═══ Task input ═══

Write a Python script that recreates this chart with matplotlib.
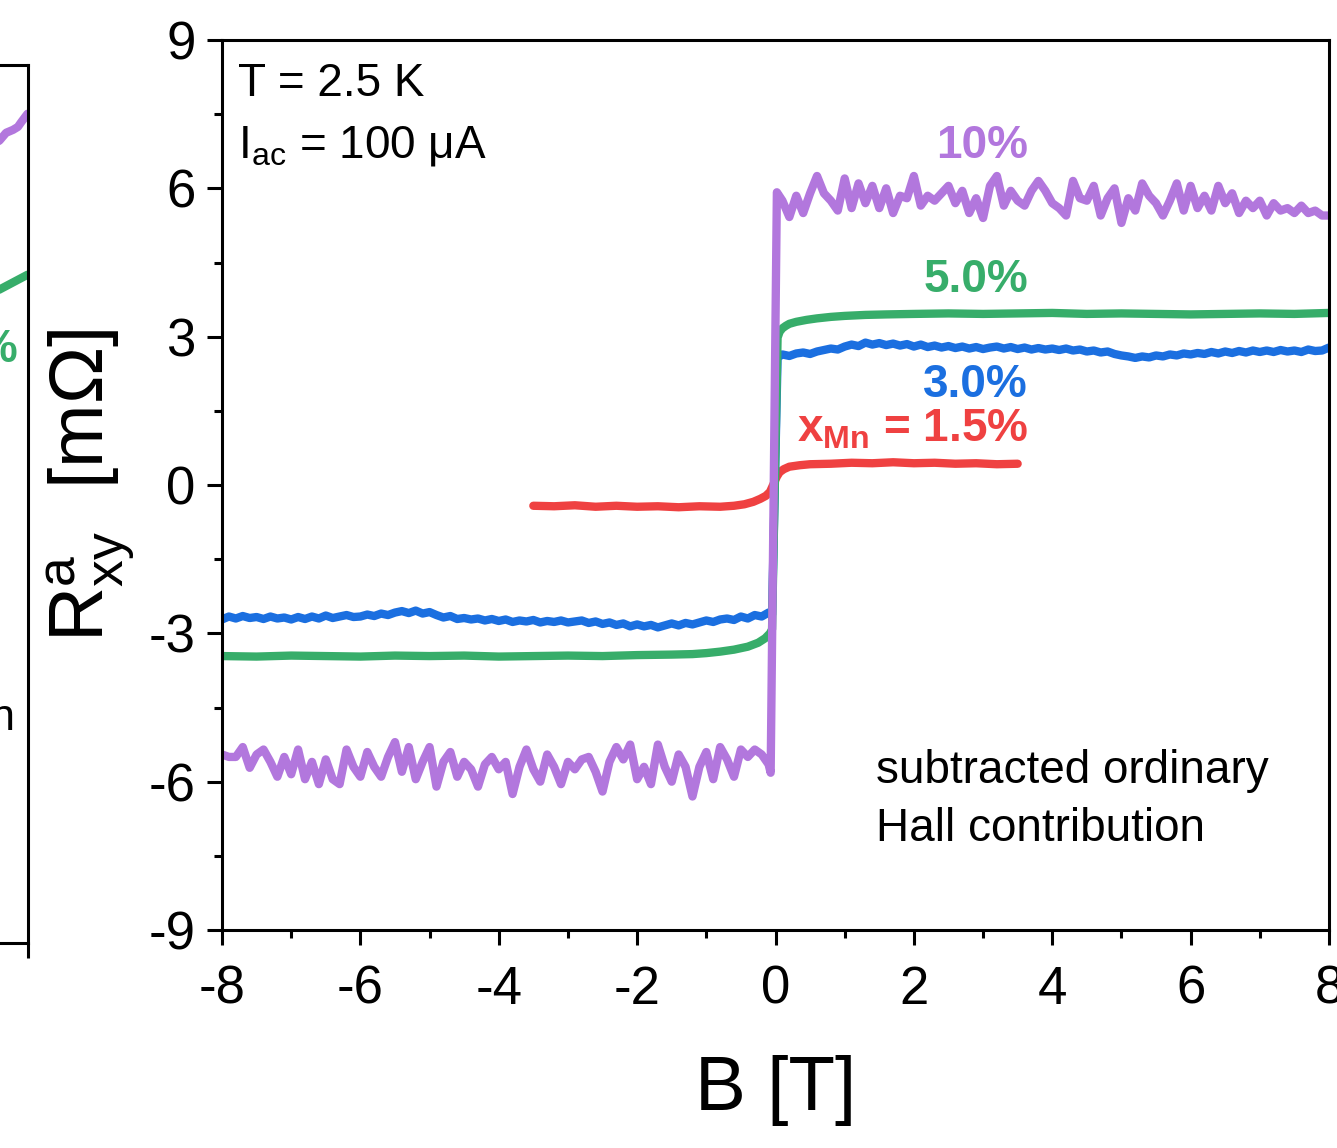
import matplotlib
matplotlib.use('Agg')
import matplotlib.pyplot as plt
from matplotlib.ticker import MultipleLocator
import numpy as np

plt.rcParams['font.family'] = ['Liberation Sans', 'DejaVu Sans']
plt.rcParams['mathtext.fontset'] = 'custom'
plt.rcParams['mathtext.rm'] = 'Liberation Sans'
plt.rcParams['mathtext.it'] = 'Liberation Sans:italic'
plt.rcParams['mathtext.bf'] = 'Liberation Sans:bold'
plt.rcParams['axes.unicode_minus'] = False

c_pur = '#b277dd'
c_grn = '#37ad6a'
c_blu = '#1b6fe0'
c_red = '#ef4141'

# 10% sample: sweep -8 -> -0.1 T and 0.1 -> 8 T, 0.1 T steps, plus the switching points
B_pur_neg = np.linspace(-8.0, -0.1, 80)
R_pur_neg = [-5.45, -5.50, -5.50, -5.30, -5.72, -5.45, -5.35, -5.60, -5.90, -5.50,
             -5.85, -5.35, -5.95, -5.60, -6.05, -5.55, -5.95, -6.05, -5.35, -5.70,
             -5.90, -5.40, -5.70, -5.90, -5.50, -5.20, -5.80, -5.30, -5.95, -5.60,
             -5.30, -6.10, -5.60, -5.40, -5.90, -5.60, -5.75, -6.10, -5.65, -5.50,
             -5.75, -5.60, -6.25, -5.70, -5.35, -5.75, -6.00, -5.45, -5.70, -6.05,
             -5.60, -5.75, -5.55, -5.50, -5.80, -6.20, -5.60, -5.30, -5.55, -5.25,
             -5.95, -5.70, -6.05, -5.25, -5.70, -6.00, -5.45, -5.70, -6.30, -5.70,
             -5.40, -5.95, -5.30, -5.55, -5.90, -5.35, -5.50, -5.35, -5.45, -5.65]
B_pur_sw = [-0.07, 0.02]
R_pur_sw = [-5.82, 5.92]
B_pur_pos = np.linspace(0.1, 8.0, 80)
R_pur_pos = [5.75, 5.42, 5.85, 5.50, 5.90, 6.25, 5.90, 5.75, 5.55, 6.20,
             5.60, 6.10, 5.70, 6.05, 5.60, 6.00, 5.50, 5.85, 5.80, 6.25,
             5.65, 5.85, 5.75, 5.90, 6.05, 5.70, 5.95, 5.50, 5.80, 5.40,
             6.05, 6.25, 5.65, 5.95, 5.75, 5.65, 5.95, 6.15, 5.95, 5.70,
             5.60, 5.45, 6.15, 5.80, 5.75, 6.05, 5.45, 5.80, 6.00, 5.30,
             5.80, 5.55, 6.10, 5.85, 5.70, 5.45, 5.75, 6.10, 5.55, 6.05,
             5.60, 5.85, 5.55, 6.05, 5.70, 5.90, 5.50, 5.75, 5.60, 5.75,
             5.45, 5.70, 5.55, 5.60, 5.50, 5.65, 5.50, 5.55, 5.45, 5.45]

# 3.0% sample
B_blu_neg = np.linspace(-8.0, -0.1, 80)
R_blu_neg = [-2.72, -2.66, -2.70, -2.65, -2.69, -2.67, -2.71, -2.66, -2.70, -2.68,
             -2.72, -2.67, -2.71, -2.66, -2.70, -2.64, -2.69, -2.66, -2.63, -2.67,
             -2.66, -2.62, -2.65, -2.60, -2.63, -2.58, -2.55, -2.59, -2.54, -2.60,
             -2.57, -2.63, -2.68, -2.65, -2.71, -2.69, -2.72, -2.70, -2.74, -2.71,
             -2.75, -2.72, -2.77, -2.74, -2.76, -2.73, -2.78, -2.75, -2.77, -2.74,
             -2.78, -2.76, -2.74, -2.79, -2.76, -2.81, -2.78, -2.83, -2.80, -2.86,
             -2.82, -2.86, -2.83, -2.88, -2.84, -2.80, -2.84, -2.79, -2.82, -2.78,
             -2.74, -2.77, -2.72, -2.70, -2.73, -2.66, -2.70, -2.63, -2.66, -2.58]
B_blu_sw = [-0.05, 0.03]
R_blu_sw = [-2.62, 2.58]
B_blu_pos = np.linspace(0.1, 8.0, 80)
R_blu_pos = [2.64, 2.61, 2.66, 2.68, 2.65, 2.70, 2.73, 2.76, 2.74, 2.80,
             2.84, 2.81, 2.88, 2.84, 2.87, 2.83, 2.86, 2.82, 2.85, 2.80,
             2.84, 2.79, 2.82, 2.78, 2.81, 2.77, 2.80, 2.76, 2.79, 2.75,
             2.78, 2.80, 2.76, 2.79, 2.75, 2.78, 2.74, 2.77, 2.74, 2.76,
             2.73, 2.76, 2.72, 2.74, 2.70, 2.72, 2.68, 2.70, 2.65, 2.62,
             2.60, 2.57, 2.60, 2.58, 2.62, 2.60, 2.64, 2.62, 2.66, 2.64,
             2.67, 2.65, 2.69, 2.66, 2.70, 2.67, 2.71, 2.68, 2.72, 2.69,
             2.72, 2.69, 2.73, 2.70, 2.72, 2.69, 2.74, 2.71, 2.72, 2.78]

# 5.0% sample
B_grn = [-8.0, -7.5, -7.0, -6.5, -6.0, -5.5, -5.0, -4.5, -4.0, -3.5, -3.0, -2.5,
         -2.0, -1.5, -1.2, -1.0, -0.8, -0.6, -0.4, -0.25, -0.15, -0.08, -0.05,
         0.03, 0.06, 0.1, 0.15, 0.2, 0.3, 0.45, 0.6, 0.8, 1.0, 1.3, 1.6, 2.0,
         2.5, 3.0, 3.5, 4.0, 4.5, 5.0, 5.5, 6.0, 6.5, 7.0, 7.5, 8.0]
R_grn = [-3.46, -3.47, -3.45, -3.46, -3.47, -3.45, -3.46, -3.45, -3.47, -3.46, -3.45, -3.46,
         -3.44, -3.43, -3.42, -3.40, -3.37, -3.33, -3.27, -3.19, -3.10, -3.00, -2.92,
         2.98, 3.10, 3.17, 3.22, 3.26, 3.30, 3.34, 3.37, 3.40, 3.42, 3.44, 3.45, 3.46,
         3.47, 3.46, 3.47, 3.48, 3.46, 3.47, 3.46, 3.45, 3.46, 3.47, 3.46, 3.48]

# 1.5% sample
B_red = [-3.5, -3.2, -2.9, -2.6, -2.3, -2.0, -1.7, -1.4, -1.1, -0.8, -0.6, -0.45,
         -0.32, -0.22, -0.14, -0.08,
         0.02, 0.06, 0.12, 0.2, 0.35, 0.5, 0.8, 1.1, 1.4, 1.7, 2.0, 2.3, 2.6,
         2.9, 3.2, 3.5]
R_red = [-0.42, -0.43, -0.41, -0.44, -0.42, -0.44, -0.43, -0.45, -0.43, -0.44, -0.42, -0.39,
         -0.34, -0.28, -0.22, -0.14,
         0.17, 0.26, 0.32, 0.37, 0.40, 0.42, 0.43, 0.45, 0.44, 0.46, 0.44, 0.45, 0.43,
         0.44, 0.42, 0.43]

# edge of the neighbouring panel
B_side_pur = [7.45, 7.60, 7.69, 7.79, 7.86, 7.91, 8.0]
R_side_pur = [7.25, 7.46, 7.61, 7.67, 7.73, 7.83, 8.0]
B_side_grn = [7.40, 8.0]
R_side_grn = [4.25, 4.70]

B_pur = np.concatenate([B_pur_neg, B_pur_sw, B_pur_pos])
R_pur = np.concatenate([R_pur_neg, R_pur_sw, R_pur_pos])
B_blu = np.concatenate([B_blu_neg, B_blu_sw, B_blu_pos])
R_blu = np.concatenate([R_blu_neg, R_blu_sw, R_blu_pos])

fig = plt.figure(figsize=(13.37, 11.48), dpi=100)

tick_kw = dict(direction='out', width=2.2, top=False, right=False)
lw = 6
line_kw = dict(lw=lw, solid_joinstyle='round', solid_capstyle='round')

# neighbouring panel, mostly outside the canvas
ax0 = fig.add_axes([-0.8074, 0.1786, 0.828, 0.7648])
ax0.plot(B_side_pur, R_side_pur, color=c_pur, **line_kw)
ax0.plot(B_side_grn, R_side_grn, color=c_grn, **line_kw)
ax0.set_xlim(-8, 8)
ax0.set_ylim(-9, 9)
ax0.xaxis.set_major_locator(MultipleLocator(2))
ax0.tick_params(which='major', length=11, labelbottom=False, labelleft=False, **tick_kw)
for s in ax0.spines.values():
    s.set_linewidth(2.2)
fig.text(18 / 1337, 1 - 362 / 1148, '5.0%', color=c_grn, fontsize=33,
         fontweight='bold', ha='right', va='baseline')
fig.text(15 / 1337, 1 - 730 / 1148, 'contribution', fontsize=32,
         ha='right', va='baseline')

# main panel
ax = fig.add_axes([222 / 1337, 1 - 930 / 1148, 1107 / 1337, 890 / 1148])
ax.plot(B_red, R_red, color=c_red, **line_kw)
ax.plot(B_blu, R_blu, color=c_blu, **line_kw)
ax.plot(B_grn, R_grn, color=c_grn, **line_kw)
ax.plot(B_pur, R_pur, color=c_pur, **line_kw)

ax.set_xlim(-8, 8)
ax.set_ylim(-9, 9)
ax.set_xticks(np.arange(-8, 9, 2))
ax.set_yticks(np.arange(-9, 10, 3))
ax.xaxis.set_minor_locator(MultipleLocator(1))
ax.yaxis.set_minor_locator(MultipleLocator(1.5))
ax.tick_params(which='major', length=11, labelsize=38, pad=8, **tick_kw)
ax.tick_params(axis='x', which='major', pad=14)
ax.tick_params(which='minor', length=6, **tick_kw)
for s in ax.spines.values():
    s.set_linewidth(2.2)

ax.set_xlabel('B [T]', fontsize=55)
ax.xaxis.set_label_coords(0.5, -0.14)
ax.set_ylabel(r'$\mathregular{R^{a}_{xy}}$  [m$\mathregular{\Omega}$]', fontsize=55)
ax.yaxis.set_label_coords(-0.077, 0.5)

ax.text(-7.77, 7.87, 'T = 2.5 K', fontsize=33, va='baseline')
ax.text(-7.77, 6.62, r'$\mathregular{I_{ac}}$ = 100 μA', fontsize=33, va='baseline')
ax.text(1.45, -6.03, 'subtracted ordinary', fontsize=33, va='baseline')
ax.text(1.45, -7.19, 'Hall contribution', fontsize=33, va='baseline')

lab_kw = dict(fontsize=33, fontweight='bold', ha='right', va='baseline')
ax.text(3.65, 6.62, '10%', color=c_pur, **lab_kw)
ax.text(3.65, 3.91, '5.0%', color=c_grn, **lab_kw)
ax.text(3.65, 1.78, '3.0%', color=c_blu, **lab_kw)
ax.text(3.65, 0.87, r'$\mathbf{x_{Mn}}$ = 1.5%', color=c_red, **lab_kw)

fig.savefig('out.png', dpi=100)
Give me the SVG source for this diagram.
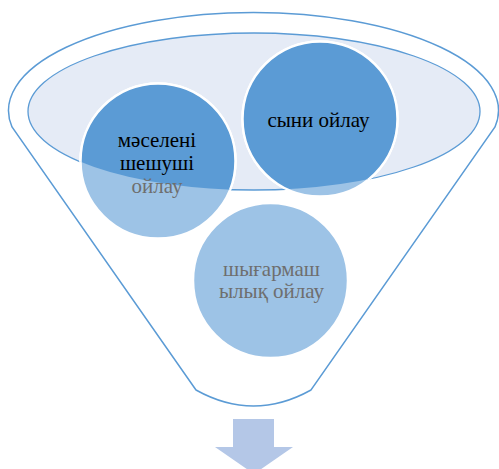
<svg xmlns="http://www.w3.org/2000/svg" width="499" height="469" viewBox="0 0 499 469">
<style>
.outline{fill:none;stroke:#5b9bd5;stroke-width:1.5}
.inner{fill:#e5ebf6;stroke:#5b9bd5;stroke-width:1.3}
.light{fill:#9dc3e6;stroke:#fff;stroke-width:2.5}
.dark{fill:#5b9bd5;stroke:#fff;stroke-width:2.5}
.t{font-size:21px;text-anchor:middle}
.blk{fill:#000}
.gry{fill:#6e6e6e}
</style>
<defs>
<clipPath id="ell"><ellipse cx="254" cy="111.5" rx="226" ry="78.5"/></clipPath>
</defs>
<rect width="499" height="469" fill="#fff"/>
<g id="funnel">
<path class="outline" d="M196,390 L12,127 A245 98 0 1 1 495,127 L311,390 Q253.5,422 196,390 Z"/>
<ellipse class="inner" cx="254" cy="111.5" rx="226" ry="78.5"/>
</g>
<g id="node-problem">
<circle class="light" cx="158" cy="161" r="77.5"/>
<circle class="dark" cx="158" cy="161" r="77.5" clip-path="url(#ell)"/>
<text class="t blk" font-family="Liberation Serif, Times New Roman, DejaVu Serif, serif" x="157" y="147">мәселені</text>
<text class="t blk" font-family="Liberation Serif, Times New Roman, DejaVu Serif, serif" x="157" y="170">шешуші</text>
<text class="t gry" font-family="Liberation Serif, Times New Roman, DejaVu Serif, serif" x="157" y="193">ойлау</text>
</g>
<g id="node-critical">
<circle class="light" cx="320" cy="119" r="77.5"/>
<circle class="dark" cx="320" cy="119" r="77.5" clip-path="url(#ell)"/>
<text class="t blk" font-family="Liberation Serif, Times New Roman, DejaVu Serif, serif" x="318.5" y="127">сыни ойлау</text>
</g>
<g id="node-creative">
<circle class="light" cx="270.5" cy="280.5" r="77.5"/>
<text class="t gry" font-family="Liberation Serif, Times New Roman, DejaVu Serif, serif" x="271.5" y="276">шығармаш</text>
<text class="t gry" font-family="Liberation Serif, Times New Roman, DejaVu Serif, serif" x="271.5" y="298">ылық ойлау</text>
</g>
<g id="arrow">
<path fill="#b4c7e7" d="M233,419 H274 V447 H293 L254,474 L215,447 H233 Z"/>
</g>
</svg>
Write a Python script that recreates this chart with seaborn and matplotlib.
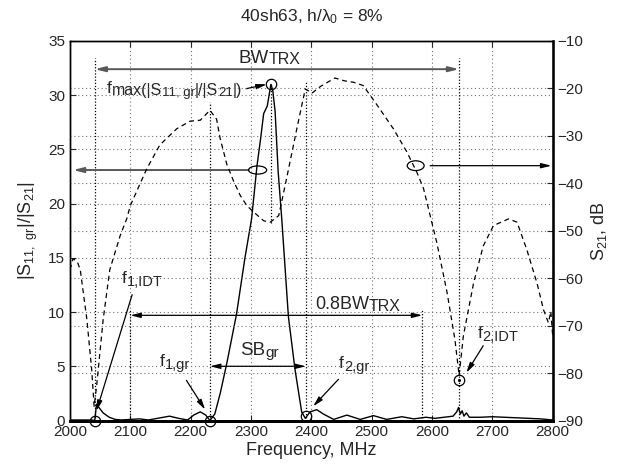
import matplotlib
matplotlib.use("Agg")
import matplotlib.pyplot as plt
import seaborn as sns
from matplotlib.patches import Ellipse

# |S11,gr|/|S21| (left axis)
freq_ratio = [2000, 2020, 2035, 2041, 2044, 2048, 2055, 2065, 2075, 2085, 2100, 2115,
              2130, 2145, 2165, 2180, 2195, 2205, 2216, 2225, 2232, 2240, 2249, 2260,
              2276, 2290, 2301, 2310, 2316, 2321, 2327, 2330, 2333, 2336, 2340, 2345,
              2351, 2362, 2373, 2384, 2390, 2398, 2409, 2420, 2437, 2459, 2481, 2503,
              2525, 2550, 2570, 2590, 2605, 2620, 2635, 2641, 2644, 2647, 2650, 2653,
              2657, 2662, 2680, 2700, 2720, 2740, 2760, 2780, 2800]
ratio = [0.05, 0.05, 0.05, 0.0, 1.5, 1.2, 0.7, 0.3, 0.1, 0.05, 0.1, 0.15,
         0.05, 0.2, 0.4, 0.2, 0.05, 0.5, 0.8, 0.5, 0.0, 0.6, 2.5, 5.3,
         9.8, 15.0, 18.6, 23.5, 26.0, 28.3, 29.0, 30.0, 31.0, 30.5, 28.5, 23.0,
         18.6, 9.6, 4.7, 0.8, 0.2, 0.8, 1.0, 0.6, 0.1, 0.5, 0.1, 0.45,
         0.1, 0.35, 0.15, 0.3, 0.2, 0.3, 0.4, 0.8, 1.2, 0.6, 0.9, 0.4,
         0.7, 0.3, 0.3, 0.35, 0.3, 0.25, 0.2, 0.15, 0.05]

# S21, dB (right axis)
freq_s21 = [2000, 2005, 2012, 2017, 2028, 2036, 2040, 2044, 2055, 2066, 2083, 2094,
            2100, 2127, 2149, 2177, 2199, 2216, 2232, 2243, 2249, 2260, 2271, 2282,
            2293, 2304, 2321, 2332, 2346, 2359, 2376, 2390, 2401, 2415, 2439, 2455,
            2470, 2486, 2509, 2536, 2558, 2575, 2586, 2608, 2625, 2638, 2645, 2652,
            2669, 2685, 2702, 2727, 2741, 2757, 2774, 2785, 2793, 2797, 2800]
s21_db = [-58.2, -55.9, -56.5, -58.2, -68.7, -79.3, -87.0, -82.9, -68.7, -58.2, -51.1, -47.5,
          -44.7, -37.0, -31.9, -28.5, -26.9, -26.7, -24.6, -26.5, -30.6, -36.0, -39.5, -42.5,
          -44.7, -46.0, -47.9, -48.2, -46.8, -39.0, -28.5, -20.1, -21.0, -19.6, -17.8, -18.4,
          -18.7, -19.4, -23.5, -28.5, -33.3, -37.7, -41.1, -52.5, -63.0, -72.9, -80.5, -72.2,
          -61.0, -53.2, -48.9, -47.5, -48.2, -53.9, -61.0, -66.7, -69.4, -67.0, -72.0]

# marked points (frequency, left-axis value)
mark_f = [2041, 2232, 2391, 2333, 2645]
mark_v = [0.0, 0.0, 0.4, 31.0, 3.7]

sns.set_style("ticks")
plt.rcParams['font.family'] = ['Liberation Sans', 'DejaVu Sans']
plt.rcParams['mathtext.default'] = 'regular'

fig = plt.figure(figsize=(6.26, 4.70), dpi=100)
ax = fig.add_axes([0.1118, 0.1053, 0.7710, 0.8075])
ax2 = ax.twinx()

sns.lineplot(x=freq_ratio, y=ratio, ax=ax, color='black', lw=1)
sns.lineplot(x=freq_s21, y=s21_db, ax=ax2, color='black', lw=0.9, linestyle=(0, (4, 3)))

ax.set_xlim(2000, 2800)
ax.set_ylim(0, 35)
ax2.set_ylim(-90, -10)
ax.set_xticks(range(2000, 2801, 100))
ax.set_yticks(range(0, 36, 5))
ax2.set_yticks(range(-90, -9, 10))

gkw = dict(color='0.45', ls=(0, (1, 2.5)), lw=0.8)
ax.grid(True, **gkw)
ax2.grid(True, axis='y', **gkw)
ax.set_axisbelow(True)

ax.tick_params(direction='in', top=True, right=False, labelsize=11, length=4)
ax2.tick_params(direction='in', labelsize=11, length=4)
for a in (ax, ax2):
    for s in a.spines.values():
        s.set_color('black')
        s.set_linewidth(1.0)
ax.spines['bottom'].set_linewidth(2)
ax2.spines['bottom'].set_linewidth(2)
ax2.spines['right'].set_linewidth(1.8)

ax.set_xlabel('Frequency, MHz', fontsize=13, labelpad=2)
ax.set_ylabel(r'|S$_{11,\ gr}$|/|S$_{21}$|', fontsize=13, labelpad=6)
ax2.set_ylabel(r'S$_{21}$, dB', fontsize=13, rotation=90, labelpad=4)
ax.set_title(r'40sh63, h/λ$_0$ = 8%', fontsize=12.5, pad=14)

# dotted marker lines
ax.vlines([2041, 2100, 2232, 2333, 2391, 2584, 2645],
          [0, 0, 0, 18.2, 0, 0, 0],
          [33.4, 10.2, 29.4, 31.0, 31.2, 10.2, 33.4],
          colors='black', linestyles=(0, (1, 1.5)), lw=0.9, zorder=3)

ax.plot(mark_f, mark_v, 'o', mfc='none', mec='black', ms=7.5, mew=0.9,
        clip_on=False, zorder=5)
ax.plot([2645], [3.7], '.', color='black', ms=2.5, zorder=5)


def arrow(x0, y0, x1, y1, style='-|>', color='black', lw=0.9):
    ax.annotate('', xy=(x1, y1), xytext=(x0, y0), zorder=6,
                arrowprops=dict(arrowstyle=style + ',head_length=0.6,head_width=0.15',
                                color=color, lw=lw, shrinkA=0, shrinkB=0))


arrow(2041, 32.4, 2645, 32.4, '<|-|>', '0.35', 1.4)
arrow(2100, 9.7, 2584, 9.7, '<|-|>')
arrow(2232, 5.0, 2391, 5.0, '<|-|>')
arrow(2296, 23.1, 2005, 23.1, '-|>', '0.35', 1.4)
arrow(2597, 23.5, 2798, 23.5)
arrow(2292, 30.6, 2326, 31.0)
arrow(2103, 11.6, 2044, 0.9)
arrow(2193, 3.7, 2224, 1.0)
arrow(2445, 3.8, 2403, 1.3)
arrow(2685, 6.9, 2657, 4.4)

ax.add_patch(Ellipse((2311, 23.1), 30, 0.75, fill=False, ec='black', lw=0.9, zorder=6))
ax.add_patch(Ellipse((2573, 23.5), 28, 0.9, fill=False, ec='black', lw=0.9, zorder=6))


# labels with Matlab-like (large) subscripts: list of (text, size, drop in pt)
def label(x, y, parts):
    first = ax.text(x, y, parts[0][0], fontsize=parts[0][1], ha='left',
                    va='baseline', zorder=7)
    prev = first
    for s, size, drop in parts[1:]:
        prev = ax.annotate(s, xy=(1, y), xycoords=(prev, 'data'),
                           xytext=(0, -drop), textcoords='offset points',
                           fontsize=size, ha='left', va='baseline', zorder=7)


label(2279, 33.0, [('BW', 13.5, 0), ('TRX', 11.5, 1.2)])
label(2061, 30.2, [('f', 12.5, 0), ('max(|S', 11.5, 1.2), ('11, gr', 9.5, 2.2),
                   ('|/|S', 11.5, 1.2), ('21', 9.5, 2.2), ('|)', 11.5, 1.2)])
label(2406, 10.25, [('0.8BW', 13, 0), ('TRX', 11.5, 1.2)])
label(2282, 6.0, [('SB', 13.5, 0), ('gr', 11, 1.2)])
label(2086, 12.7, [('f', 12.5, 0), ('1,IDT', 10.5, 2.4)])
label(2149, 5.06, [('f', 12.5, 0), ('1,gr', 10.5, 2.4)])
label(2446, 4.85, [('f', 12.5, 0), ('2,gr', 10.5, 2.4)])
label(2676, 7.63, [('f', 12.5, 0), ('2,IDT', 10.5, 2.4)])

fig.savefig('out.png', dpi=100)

═══

Nothing but the lines from the one with "Write a Python script that recreates this chart with seaborn" through the one with "from matplotlib.patches import Ellipse" should be copied, word for word. Pictures are left out.

Solution —
Write a Python script that recreates this chart with seaborn and matplotlib.
import matplotlib
matplotlib.use("Agg")
import matplotlib.pyplot as plt
import seaborn as sns
from matplotlib.patches import Ellipse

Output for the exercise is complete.